The fuck they don't.
posted by sonofsamiam at 2:43 PM on November 6, 2006


As much as this makes me uncomfortable... we have a fingerprint scanner here at my job which is used for "punch-in, punch-out" instead of time cards or time sheets. It's a lot faster and obviously more accurate.

I was wary of the whole thing, so I talked to our IT guy about it, since he set up and implemented the system. Our particular system does not actually store an image of your fingerprint anywhere; instead it grabs a mathematical pattern of points from your fingerprint when you touch the scanner, and compares it to a "master" pattern which was created when we first set up the system.

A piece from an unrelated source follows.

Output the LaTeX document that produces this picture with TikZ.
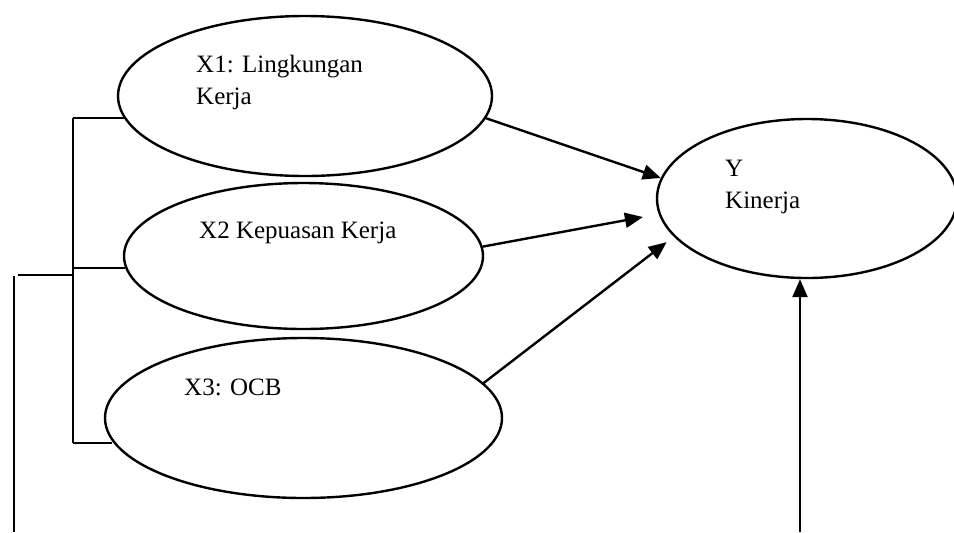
\documentclass[tikz,border=0pt]{standalone}
\usepackage{fontspec}
\setmainfont{Liberation Serif}
\usepackage{tikz}
\usetikzlibrary{arrows.meta, shapes.geometric}

\begin{document}
\begin{tikzpicture}[x=0.5pt, y=-0.5pt, line width=1.2pt,
  var/.style={ellipse, draw, inner sep=0pt},
  lbl/.style={anchor=base west, inner sep=0pt, align=left,
    font=\fontsize{12.5pt}{15.8pt}\selectfont},
  arr/.style={-{Triangle[length=9pt, width=7.5pt]}}]
\useasboundingbox (0,0) rectangle (954,532);

% the variables
\node[var, minimum width=187pt, minimum height=80pt] (X1) at (305,96) {};
\node[var, minimum width=179.5pt, minimum height=73pt] (X2) at (303.5,256) {};
\node[var, minimum width=198.5pt, minimum height=80pt] (X3) at (303.5,418) {};
\node[var, minimum width=150pt, minimum height=79.5pt] (Y) at (807,198.5) {};

% labels (base is the last line)
\node[lbl] (tX1) at (195,104) {X1: Lingkungan\\Kerja};
\node[lbl] (tX2) at (198,238) {X2 Kepuasan Kerja};
\node[lbl] (tX3) at (183,395) {X3: OCB};
\node[lbl] (tY) at (724,208) {Y\\Kinerja};

% bracket on the left
\coordinate (b1) at (73,118);
\coordinate (b2) at (73,268);
\coordinate (b3) at (73,443);
\coordinate (o1) at (18,275);
\coordinate (o2) at (14,276);
\coordinate (o3) at (14,532);
\draw (b1) -- (b3);
\draw (b1) -- (b1 -| X1.187);
\draw (b2) -- (b2 -| X2.184);
\draw (b3) -- (b3 -| X3.187.5);
\draw (o1) -- (o1 -| b1);
\draw (o2) -- (o3);

% arrows to Y
\draw[arr] (X1.353) -- (Y.172);
\draw[arr, shorten >=8pt] (X2.3) -- (Y.186);
\draw[arr, shorten >=4.5pt] (X3.11) -- (Y.196.5);
\coordinate (bt) at (800,532);
\draw[arr] (bt) -- (bt |- Y.south);
\end{tikzpicture}
\end{document}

To create that master pattern, we touched the same finger to the scanner 3 times, and then the computer concatenates the patterns from those scans. When you press your finger to the scanner after that master pass, it just compares the point pattern like a checksum, rather than superimposing two images and comparing them (which is much more computationally intensive).

So, this system may not actually be scanning and storing fingerprint images. Our system here at work was pretty inexpensive, and works well for about 150 people. I would think that a system based on actual images, as opposed to numerical derivations created on the fly by the scanner, would be very, very expensive and not something any school would or could buy on today's budgets.